PETE TRIDISH: What's important about them is not the box that broadcasts the radio; what matters is the social structures that evolve around them - that people learn how to cooperate, that they learn how to take time away from their job or whatever it is to, like, put back into their community. That's the real value that comes out of it, and those are the sorts of community institutions that I think need to exist in order to counter the kind of monopolistic, hegemonic power that the corporations have.


RICK KARR: Those media corporations have resisted LPFM. The NAB and National Public Radio objected to the new stations on the grounds that they'd interfere with existing signals. The big broadcasters convinced Congress to scale back the FCC proposal dramatically. Prometheus started working to convince Congress to restore the original FCC plan, and that's made for some unusual political alliances. Scores of the new stations are licensed to religious groups. Hannah Sassaman, who coordinates outreach for Prometheus, says the religious right shares the goal of expanding community broadcasting, and Prometheus needs Christian broadcasters as allies.


HANNAH SASSAMAN: They all have very well organized and funded low power FMs. They all have really strong connections with their senators.


RICK KARR: The fight in Washington prompts some media reform advocates to question Prometheus's obsession with radio. They suggest that it'd make more sense for the group to concentrate on rolling out high-speed wireless internet access, so that anyone with access to a computer could become a broadcaster. But Hannah Sassaman says Prometheus won't abandon radio just because there's a flashy new technology out there.

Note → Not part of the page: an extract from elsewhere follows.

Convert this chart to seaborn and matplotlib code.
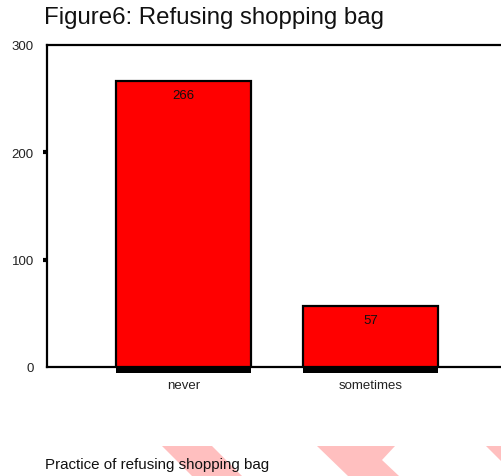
import matplotlib
matplotlib.use("Agg")
import matplotlib.pyplot as plt
from matplotlib.patches import Polygon
from matplotlib.ticker import FixedLocator
import seaborn as sns
import pandas as pd

# ---- data ----
categories = ["never", "sometimes"]
counts = [266, 57]
y_ticks = [0, 100, 200, 300]
title_text = "Figure6: Refusing shopping bag"
xlabel_text = "Practice of refusing shopping bag"

sns.set_style("white")
plt.rcParams['font.family'] = ['Liberation Sans', 'DejaVu Sans']

W, H = 501, 477
fig = plt.figure(figsize=(W / 100, H / 100), dpi=100)

# watermark chevrons (decoration, figure pixel coords)
def px(pts):
    return [(x / W, 1 - y / H) for x, y in pts]

wm_color = "#FFBFBF"
for shape in [
    [(162, 447), (212, 447), (242, 477), (192, 477)],
    [(317, 447), (395, 447), (382, 461), (399, 477), (348, 477)],
    [(486, 447), (501, 447), (501, 462)],
]:
    fig.add_artist(Polygon(px(shape), closed=True, transform=fig.transFigure,
                           facecolor=wm_color, edgecolor="none", zorder=0))

ax = fig.add_axes([47 / W, 109 / H, 1 - 47 / W + 0.002, (368 - 46) / H])

df = pd.DataFrame({"cat": categories, "n": counts})
sns.barplot(data=df, x="cat", y="n", ax=ax, color="#FF0000", saturation=1,
            width=0.722, edgecolor="black", linewidth=1.6, zorder=3)

# thick black base under each bar
shadow_depth = 6.5
ax.bar(range(len(categories)), [-shadow_depth] * len(categories), bottom=1.2,
       width=0.722, color="black", edgecolor="none", clip_on=False, zorder=4)

for i, v in enumerate(counts):
    ax.annotate(str(v), xy=(i, v), xytext=(0, -10), textcoords="offset points",
                ha="center", va="center", fontsize=9.5, color="#111111", zorder=5)

ax.set_xlim(-0.727, 1.70)
ax.set_ylim(0, 300)
ax.set_yticks(y_ticks)
ax.set_yticklabels([str(t) for t in y_ticks])
ax.yaxis.remove_overlapping_locs = False
ax.yaxis.set_minor_locator(FixedLocator([100, 200]))
ax.tick_params(axis="y", which="major", length=0, pad=9.5, labelsize=9.5,
               labelcolor="#222222")
ax.tick_params(axis="y", which="minor", left=True, length=3.2, width=3,
               color="black", direction="out")
ax.tick_params(axis="x", length=0, pad=8.5, labelsize=9.5, labelcolor="#222222")

ax.set_xlabel("")
ax.set_ylabel("")
for side in ["left", "top", "bottom"]:
    ax.spines[side].set_visible(True)
    ax.spines[side].set_color("black")
    ax.spines[side].set_linewidth(1.6)
ax.spines["right"].set_visible(False)

fig.text(44 / W, 1 - 18 / H, title_text, ha="left", va="center",
         fontsize=17.3, color="#111111")
fig.text(45 / W, 1 - 465 / H, xlabel_text, ha="left", va="center",
         fontsize=10.9, color="#111111", zorder=5)

fig.savefig("out.png", dpi=100)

HANNAH SASSAMAN: A radio is something which you can construct one that doesn't require any external power. You can crank it up. It can be powered by the sun. You can take one apart and kind of figure out how it works. You can put together a radio station that's very, very inexpensive. Everyone has a radio in their home, and they're going to continue to for the next 50 years.


RICK KARR: Pete TriDish says Radio is still kind of magical - that it appeals to the geek in him. On Tuesdays, a group gathers at his house for Geek Night.


PETE TRIDISH: So what'd you bring for us?


RICK KARR: They chat about technology and poke around inside transmitters and receivers. On this particular Geek Night, TriDish and some friends wrestled with a hundred pound part from an FM transmitter they'd picked up from a failed station.


BREWSTER KAHLE: Okay. So, I think what we want to do is open this up without taking it apart too far - like, like get - so we can get at the board and stuff.


WOMAN: Mm-hm.


RICK KARR: TriDish flipped the power switch, and the geek in him lit up.


PETE TRIDISH: What a beast. It's got its own fan in it.


RICK KARR: He spun the dial of a transistor radio, to search for the signal. [RADIO DIAL COVERING SEVERAL STATIONS] But the transmitter was a disappointment. It was broadcasting at a frequency well below the FM band. It stayed on his workbench. He hoped to figure out how to make it useful. TriDish's room looks like an updated version of Grandpa Munster's laboratory in the old TV show. Spare parts spill out of bins, and disemboweled computers lie on tables. There are also a lot of pirate-themed toys. TriDish says that while he hasn't made an illegal broadcast in years, he's still fascinated by buccaneers.


PETE TRIDISH: Pirates actually created some of the first constitutional democracies - others - you know, they freed all the slaves that they encountered. They, like, had these, like, really interesting like multi-lingual communities. You know, they were people that, you know, fought governments and, like, lived outside of the system.


RICK KARR: For now, Pete TriDish is working inside the system in Washington. Earlier this year, Arizona Republican Senator John McCain re-introduced a bill that would open up more LPFM licenses. And, while advocates failed to get any other members of the GOP to sign on as couple of-sponsors, they're working to get the bill moved out of committee. For On the Media, I'm Rick Karr.